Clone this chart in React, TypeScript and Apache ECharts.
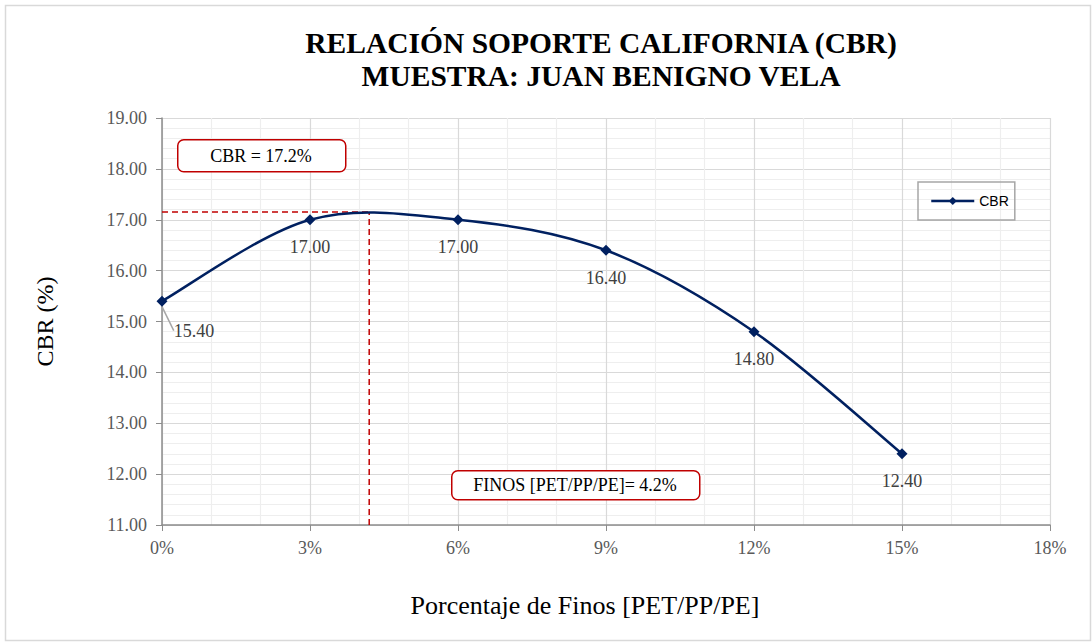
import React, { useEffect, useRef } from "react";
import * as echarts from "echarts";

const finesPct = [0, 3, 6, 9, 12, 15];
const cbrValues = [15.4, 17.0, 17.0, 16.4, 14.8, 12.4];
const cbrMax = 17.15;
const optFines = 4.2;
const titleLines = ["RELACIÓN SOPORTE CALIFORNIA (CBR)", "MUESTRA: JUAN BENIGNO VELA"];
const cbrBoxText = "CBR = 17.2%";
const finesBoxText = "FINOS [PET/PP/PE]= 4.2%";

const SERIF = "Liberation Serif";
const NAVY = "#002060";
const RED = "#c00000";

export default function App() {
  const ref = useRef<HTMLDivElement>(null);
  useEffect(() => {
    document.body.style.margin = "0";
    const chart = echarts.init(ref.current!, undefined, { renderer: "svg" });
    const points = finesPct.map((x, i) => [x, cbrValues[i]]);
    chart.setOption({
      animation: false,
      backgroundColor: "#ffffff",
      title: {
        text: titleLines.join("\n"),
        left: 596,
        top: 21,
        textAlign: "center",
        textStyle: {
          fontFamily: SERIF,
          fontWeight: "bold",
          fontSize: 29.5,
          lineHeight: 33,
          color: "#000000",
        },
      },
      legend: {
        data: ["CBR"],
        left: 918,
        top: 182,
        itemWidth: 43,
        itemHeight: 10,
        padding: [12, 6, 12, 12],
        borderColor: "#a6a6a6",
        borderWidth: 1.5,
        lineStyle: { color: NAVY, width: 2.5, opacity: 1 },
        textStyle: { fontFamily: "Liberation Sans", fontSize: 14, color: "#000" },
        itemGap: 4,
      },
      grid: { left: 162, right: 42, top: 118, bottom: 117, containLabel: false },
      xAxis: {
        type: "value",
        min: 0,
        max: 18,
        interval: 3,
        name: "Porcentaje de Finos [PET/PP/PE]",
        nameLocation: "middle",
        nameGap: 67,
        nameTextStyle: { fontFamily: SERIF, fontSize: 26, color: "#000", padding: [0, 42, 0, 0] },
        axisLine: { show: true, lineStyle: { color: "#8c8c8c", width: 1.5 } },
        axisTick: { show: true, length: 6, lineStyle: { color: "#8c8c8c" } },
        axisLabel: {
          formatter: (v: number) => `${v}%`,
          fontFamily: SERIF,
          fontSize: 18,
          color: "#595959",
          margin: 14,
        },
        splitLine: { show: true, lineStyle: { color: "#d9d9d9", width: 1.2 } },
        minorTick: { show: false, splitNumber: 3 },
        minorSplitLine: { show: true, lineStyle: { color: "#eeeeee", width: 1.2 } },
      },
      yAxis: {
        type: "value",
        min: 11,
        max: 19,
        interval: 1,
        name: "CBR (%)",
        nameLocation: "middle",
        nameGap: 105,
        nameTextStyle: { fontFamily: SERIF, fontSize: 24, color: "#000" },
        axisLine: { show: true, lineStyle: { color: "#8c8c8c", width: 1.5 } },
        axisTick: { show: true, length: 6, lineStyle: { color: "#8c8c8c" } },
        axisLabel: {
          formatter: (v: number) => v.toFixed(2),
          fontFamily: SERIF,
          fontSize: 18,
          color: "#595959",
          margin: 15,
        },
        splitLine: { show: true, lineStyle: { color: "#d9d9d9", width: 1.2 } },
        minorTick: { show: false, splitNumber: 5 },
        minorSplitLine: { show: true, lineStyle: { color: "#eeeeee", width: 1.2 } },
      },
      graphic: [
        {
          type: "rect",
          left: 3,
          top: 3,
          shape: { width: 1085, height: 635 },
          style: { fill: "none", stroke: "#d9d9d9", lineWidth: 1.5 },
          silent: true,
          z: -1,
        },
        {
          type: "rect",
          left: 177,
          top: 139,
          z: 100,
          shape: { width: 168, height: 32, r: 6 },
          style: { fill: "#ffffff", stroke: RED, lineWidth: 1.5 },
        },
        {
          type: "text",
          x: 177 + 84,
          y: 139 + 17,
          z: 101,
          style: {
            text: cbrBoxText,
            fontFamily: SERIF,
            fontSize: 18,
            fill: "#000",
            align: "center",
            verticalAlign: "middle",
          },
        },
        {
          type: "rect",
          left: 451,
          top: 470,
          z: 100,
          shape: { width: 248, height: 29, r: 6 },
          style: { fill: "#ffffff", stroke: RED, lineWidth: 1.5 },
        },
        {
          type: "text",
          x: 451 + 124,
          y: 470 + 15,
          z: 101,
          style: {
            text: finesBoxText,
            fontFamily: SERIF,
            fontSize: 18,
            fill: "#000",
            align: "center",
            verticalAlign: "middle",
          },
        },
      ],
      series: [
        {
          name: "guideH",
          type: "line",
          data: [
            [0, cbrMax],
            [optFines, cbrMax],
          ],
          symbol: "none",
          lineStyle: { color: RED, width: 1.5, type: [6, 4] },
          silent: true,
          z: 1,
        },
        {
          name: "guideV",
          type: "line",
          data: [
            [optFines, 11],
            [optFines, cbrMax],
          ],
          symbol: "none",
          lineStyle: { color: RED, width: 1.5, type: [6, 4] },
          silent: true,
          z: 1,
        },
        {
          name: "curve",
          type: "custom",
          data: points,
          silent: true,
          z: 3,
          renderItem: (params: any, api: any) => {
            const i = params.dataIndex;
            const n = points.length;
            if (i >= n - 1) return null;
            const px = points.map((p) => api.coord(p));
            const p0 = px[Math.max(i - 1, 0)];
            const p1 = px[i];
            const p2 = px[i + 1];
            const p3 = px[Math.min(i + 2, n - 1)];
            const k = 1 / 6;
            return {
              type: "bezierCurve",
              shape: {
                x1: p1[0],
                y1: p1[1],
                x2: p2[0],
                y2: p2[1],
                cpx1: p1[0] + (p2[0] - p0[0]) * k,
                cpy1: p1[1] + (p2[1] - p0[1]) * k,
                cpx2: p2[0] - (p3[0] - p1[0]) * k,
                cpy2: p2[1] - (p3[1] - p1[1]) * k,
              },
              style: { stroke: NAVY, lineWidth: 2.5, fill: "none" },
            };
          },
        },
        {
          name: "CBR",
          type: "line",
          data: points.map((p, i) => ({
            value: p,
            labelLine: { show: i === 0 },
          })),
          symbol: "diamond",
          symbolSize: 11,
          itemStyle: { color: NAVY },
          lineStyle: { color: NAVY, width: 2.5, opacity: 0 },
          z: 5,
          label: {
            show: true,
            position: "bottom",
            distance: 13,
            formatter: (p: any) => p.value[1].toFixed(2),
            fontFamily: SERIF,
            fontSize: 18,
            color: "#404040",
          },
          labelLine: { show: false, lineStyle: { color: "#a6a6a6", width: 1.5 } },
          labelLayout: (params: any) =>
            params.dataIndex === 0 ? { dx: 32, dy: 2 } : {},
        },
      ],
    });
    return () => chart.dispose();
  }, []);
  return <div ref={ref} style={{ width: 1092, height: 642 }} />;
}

_____

Each line from the top of the material through the line containing "import * as" should be reproduced exactly; please drop any images.

Clone this chart in React, TypeScript and Apache ECharts.
import React, { useEffect, useRef } from "react";
import * as echarts from "echarts";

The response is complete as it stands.